The request:
Can you write out every line from the start of the records below through the line containing "(1472,3) -- (1472,1497);", leaving out any pictures?

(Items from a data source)
• • • • •

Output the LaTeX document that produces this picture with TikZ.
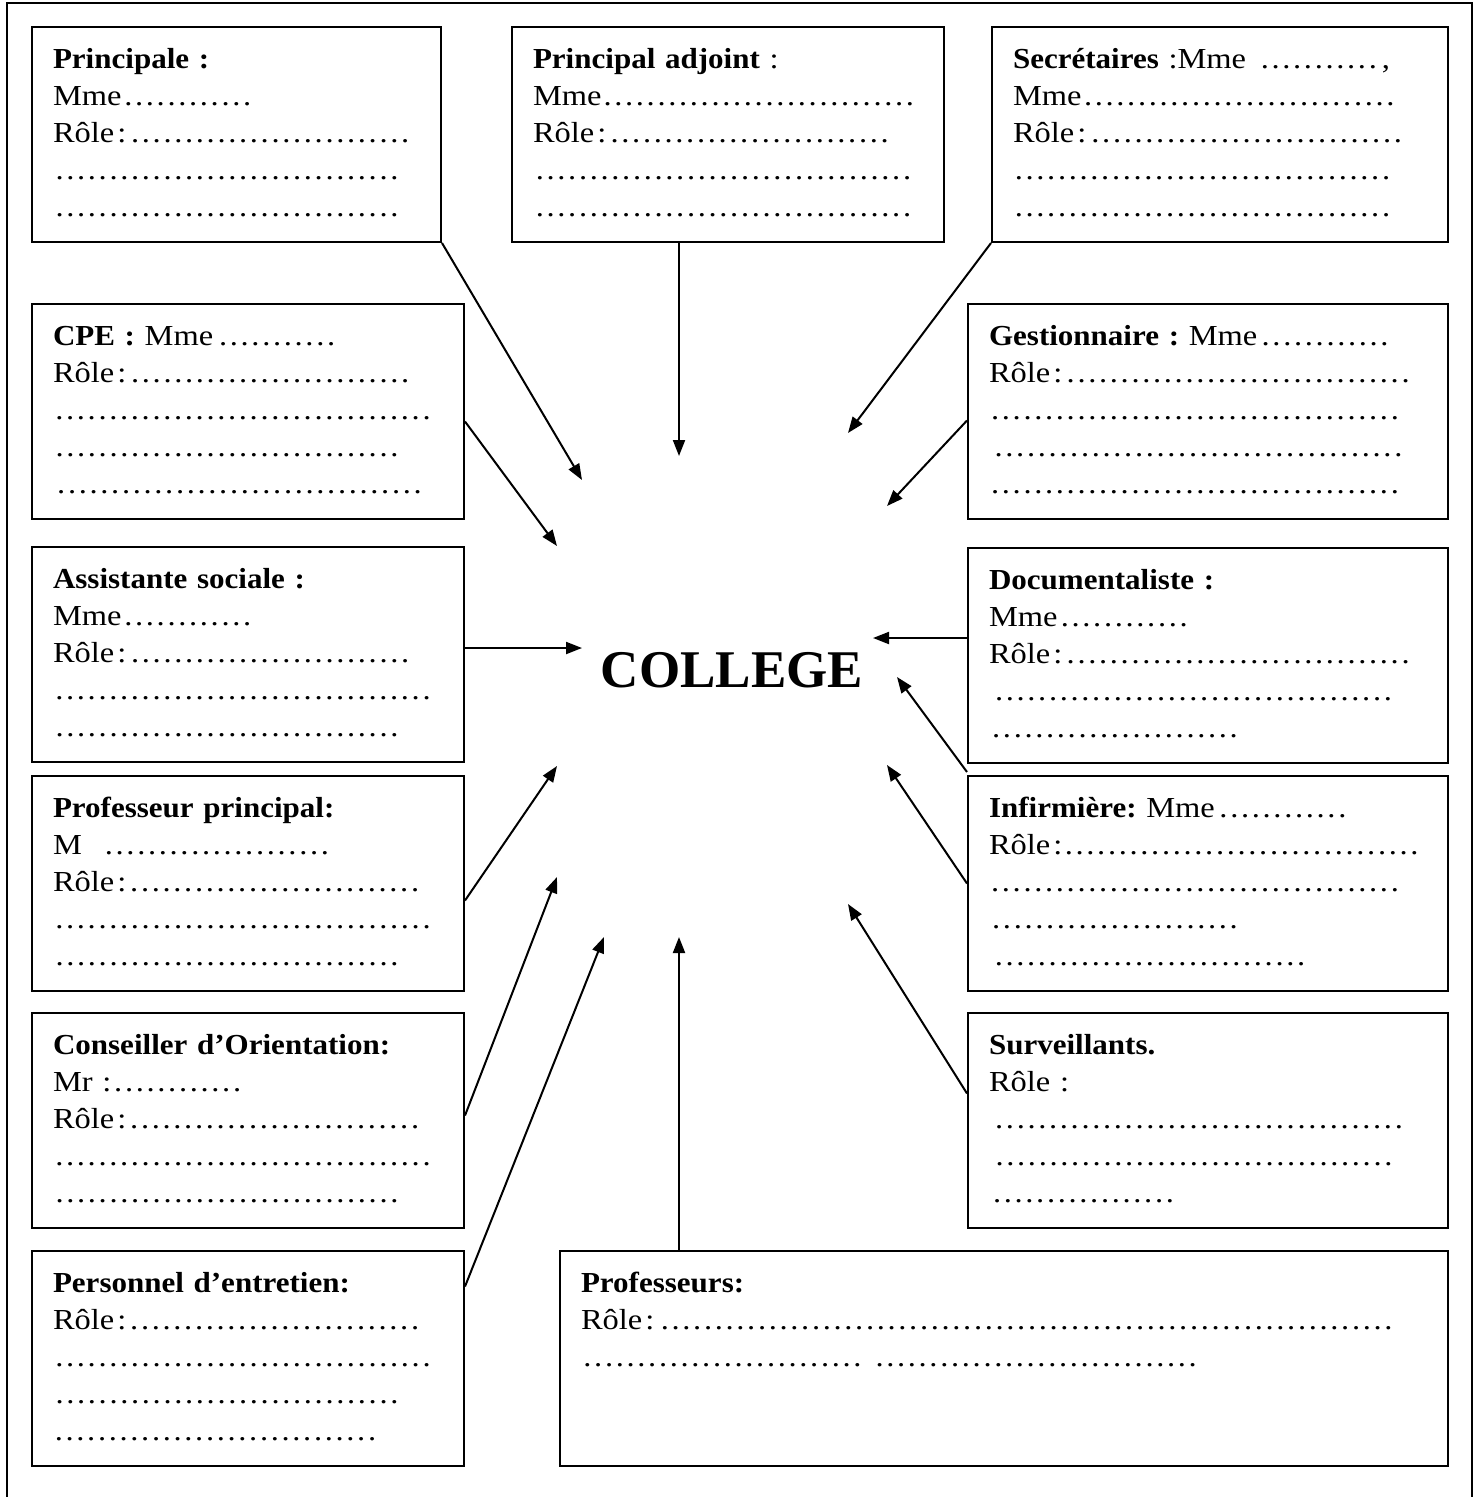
\documentclass[tikz,border=0pt]{standalone}
\usepackage{fontspec}
\setmainfont{Liberation Serif}[
	UprightFeatures={FakeStretch=1.12},
	BoldFeatures={FakeStretch=1.07}]
\newfontfamily\titrefamille{Liberation Serif}
\usepackage{tikz}
\usetikzlibrary{
	positioning,
	arrows.meta
}

\newcommand\corps{\fontsize{29}{37}\selectfont\frenchspacing}
\newcommand\titre{\titrefamille\fontsize{53}{60}\selectfont\bfseries}
\newcommand\pointilles{\cleaders\hbox to 10.8pt{\hss.\hss}\hfill}
\newcommand\ligne[2]{\leavevmode\hbox to #1pt{#2\pointilles}}
\newcommand\role{Rôle\kern3pt:}

\tikzset{
	poste/.style={draw, line width=2pt, anchor=north west, align=left,
		inner xsep=21pt, inner ysep=0pt, text width=#1,
		text height=41pt, text depth=174pt, font=\corps},
	fleche/.style={line width=2pt, -{Triangle[length=16pt,width=12pt]}}
}

\begin{document}
\begin{tikzpicture}[x=1pt,y=-1pt]
	\useasboundingbox (0,0) rectangle (1479,1497);
	\draw[line width=2pt] (7,1497) -- (7,3) -- (1472,3) -- (1472,1497);

	\node [poste=367pt] (principale) at (31,26)
		{\textbf{Principale :}\\ \ligne{201}{Mme}\\ \ligne{361}{\role}\\ \ligne{348}{}\\ \ligne{348}{}};
	\node [poste=390pt] (adjoint) at (511,26)
		{\textbf{Principal adjoint} :\\ \ligne{383}{Mme}\\ \ligne{360}{\role}\\ \ligne{381}{}\\ \ligne{381}{}};
	\node [poste=414pt] (secretaires) at (991,26)
		{\leavevmode\hbox to 377pt{\textbf{Secrétaires} :Mme \pointilles,}\\ \ligne{384}{Mme}\\ \ligne{394}{\role}\\ \ligne{379}{}\\ \ligne{379}{}};
	\node [poste=390pt] (cpe) at (31,303)
		{\ligne{288}{\textbf{CPE :} Mme}\\ \ligne{361}{\role}\\ \ligne{380}{}\\ \ligne{348}{}\\ \ligne{373}{}};
	\node [poste=438pt] (gestionnaire) at (967,303)
		{\ligne{404}{\textbf{Gestionnaire :} Mme}\\ \ligne{425}{\role}\\ \ligne{412}{}\\ \ligne{419}{}\\ \ligne{412}{}};
	\node [poste=390pt] (assistante) at (31,546)
		{\textbf{Assistante sociale :}\\ \ligne{201}{Mme}\\ \ligne{361}{\role}\\ \ligne{380}{}\\ \ligne{348}{}};
	\node [poste=438pt] (documentaliste) at (967,547)
		{\textbf{Documentaliste :}\\ \ligne{202}{Mme}\\ \ligne{425}{\role}\\ \ligne{409}{}\\ \ligne{252}{}};
	\node [poste=390pt] (profprincipal) at (31,775)
		{\textbf{Professeur principal:}\\ \ligne{281}{M\hspace{18pt}}\\ \ligne{370}{\role}\\ \ligne{380}{}\\ \ligne{348}{}};
	\node [poste=438pt] (infirmiere) at (967,775)
		{\ligne{362}{\textbf{Infirmière:} Mme}\\ \ligne{432}{\role}\\ \ligne{412}{}\\ \ligne{252}{}\\ \ligne{322}{}};
	\node [poste=390pt] (conseiller) at (31,1012)
		{\textbf{Conseiller d’Orientation:}\\ \ligne{191}{Mr :}\\ \ligne{370}{\role}\\ \ligne{380}{}\\ \ligne{348}{}};
	\node [poste=438pt] (surveillants) at (967,1012)
		{\textbf{Surveillants.}\\ Rôle :\\ \ligne{420}{}\\ \ligne{410}{}\\ \ligne{189}{}};
	\node [poste=390pt] (personnel) at (31,1250)
		{\textbf{Personnel d’entretien:}\\ \ligne{370}{\role}\\ \ligne{380}{}\\ \ligne{348}{}\\ \ligne{325}{}};
	\node [poste=846pt] (professeurs) at (559,1250)
		{\textbf{Professeurs:}\\ \ligne{818}{\role}\\ \ligne{283}{} \ligne{325}{}};

	\node [font=\titre] (college) at (732,670) {COLLEGE};

	% bouts des fleches autour du college
	\coordinate (c-principale)     at (582,480);
	\coordinate (c-adjoint)        at (679,456);
	\coordinate (c-secretaires)    at (848,433);
	\coordinate (c-cpe)            at (557,546);
	\coordinate (c-gestionnaire)   at (887,506);
	\coordinate (c-assistante)     at (582,648);
	\coordinate (c-documentaliste) at (873,638);
	\coordinate (c-entre)          at (897,677);
	\coordinate (c-infirmiere)     at (887,765);
	\coordinate (c-surveillants)   at (848,904);
	\coordinate (c-profprincipal)  at (557,766);
	\coordinate (c-conseiller)     at (557,877);
	\coordinate (c-personnel)      at (604,937);
	\coordinate (c-professeurs)    at (679,937);

	\draw
		(principale.south east)                edge[fleche] (c-principale)
		(c-adjoint |- adjoint.south)           edge[fleche] (c-adjoint)
		(secretaires.south west)               edge[fleche] (c-secretaires)
		([yshift=-10pt]cpe.east)               edge[fleche] (c-cpe)
		([yshift=-9pt]gestionnaire.west)       edge[fleche] (c-gestionnaire)
		(assistante.east |- c-assistante)      edge[fleche] (c-assistante)
		(documentaliste.west |- c-documentaliste) edge[fleche] (c-documentaliste)
		([yshift=-8pt]documentaliste.south west) edge[fleche] (c-entre)
		(infirmiere.west)                      edge[fleche] (c-infirmiere)
		([yshift=27pt]surveillants.west)       edge[fleche] (c-surveillants)
		([yshift=-17pt]profprincipal.east)     edge[fleche] (c-profprincipal)
		([yshift=5pt]conseiller.east)          edge[fleche] (c-conseiller)
		([yshift=72pt]personnel.east)          edge[fleche] (c-personnel)
		(c-professeurs |- professeurs.north)   edge[fleche] (c-professeurs)
	;
\end{tikzpicture}
\end{document}
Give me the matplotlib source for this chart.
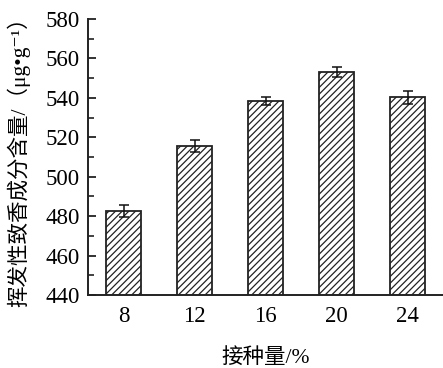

• • • • •

Answer to this problem:
Output the LaTeX document that produces this picture with TikZ.
\documentclass[tikz,border=0pt]{standalone}
\usepackage{fontspec}
\setmainfont{Liberation Serif}[
	UprightFeatures={FakeStretch=1.12},
	BoldFeatures={FakeStretch=1.07}]
\newfontfamily\titrefamille{Liberation Serif}
\usepackage{tikz}
\usetikzlibrary{
	positioning,
	arrows.meta
}

\newcommand\corps{\fontsize{29}{37}\selectfont\frenchspacing}
\newcommand\titre{\titrefamille\fontsize{53}{60}\selectfont\bfseries}
\newcommand\pointilles{\cleaders\hbox to 10.8pt{\hss.\hss}\hfill}
\newcommand\ligne[2]{\leavevmode\hbox to #1pt{#2\pointilles}}
\newcommand\role{Rôle\kern3pt:}

\tikzset{
	poste/.style={draw, line width=2pt, anchor=north west, align=left,
		inner xsep=21pt, inner ysep=0pt, text width=#1,
		text height=41pt, text depth=174pt, font=\corps},
	fleche/.style={line width=2pt, -{Triangle[length=16pt,width=12pt]}}
}

\begin{document}
\begin{tikzpicture}[x=1pt,y=-1pt]
	\useasboundingbox (0,0) rectangle (1479,1497);
	\draw[line width=2pt] (7,1497) -- (7,3) -- (1472,3) -- (1472,1497);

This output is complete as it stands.